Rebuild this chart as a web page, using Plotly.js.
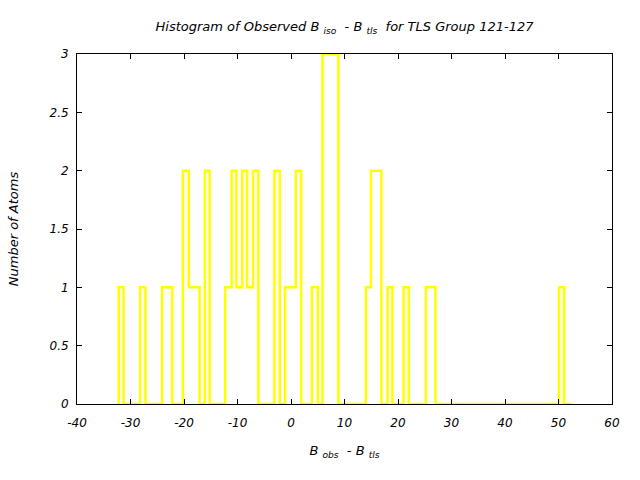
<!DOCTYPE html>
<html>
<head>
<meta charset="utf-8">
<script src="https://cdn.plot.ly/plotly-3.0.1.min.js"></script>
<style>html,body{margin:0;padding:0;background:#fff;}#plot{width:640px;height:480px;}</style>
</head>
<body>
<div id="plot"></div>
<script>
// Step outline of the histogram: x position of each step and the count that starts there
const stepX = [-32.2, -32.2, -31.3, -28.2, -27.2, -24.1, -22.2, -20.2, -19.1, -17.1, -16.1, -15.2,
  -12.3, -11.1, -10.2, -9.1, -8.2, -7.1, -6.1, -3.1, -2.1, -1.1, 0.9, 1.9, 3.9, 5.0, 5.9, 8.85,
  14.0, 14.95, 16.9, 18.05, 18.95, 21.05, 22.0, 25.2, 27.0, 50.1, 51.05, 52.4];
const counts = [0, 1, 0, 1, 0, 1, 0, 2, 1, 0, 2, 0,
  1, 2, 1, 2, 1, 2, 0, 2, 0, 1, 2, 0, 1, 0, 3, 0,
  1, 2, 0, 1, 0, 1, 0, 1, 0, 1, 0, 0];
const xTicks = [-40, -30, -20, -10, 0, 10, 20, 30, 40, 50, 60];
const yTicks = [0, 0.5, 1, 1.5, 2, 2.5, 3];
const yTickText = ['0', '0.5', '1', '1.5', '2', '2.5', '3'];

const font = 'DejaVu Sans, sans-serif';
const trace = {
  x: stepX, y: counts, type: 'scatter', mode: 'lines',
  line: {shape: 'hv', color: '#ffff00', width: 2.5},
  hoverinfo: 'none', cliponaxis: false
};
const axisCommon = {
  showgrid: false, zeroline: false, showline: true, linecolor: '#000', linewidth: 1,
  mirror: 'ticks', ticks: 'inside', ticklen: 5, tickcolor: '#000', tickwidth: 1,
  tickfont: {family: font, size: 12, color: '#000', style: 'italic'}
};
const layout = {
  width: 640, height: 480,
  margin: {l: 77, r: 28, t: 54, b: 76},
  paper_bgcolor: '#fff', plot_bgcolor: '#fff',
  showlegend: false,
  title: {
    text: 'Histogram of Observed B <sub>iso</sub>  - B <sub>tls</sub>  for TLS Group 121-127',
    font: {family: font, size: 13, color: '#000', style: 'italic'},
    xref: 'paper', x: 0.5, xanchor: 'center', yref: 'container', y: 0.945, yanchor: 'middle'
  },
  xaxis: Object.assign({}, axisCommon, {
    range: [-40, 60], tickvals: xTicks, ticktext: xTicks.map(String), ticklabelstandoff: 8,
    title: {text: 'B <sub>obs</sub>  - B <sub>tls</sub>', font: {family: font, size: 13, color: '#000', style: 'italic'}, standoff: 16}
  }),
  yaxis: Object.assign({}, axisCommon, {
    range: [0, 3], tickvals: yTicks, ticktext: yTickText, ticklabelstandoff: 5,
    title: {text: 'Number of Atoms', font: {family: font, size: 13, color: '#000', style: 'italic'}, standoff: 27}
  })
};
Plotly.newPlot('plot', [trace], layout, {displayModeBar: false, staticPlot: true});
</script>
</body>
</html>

= YOUR GOAL =
Take the listing above and restate it word for word, without its pictures.

= EXERCISE RESULT =
Rebuild this chart as a web page, using Plotly.js.
<!DOCTYPE html>
<html>
<head>
<meta charset="utf-8">
<script src="https://cdn.plot.ly/plotly-3.0.1.min.js"></script>
<style>html,body{margin:0;padding:0;background:#fff;}#plot{width:640px;height:480px;}</style>
</head>
<body>
<div id="plot"></div>
<script>
// Step outline of the histogram: x position of each step and the count that starts there
const stepX = [-32.2, -32.2, -31.3, -28.2, -27.2, -24.1, -22.2, -20.2, -19.1, -17.1, -16.1, -15.2,
  -12.3, -11.1, -10.2, -9.1, -8.2, -7.1, -6.1, -3.1, -2.1, -1.1, 0.9, 1.9, 3.9, 5.0, 5.9, 8.85,
  14.0, 14.95, 16.9, 18.05, 18.95, 21.05, 22.0, 25.2, 27.0, 50.1, 51.05, 52.4];
const counts = [0, 1, 0, 1, 0, 1, 0, 2, 1, 0, 2, 0,
  1, 2, 1, 2, 1, 2, 0, 2, 0, 1, 2, 0, 1, 0, 3, 0,
  1, 2, 0, 1, 0, 1, 0, 1, 0, 1, 0, 0];
const xTicks = [-40, -30, -20, -10, 0, 10, 20, 30, 40, 50, 60];
const yTicks = [0, 0.5, 1, 1.5, 2, 2.5, 3];
const yTickText = ['0', '0.5', '1', '1.5', '2', '2.5', '3'];

const font = 'DejaVu Sans, sans-serif';
const trace = {
  x: stepX, y: counts, type: 'scatter', mode: 'lines',
  line: {shape: 'hv', color: '#ffff00', width: 2.5},
  hoverinfo: 'none', cliponaxis: false
};
const axisCommon = {
  showgrid: false, zeroline: false, showline: true, linecolor: '#000', linewidth: 1,
  mirror: 'ticks', ticks: 'inside', ticklen: 5, tickcolor: '#000', tickwidth: 1,
  tickfont: {family: font, size: 12, color: '#000', style: 'italic'}
};
const layout = {
  width: 640, height: 480,
  margin: {l: 77, r: 28, t: 54, b: 76},
  paper_bgcolor: '#fff', plot_bgcolor: '#fff',
  showlegend: false,
  title: {
    text: 'Histogram of Observed B <sub>iso</sub>  - B <sub>tls</sub>  for TLS Group 121-127',
    font: {family: font, size: 13, color: '#000', style: 'italic'},
    xref: 'paper', x: 0.5, xanchor: 'center', yref: 'container', y: 0.945, yanchor: 'middle'
  },
  xaxis: Object.assign({}, axisCommon, {
    range: [-40, 60], tickvals: xTicks, ticktext: xTicks.map(String), ticklabelstandoff: 8,
    title: {text: 'B <sub>obs</sub>  - B <sub>tls</sub>', font: {family: font, size: 13, color: '#000', style: 'italic'}, standoff: 16}
  }),
  yaxis: Object.assign({}, axisCommon, {
    range: [0, 3], tickvals: yTicks, ticktext: yTickText, ticklabelstandoff: 5,
    title: {text: 'Number of Atoms', font: {family: font, size: 13, color: '#000', style: 'italic'}, standoff: 27}
  })
};
Plotly.newPlot('plot', [trace], layout, {displayModeBar: false, staticPlot: true});
</script>
</body>
</html>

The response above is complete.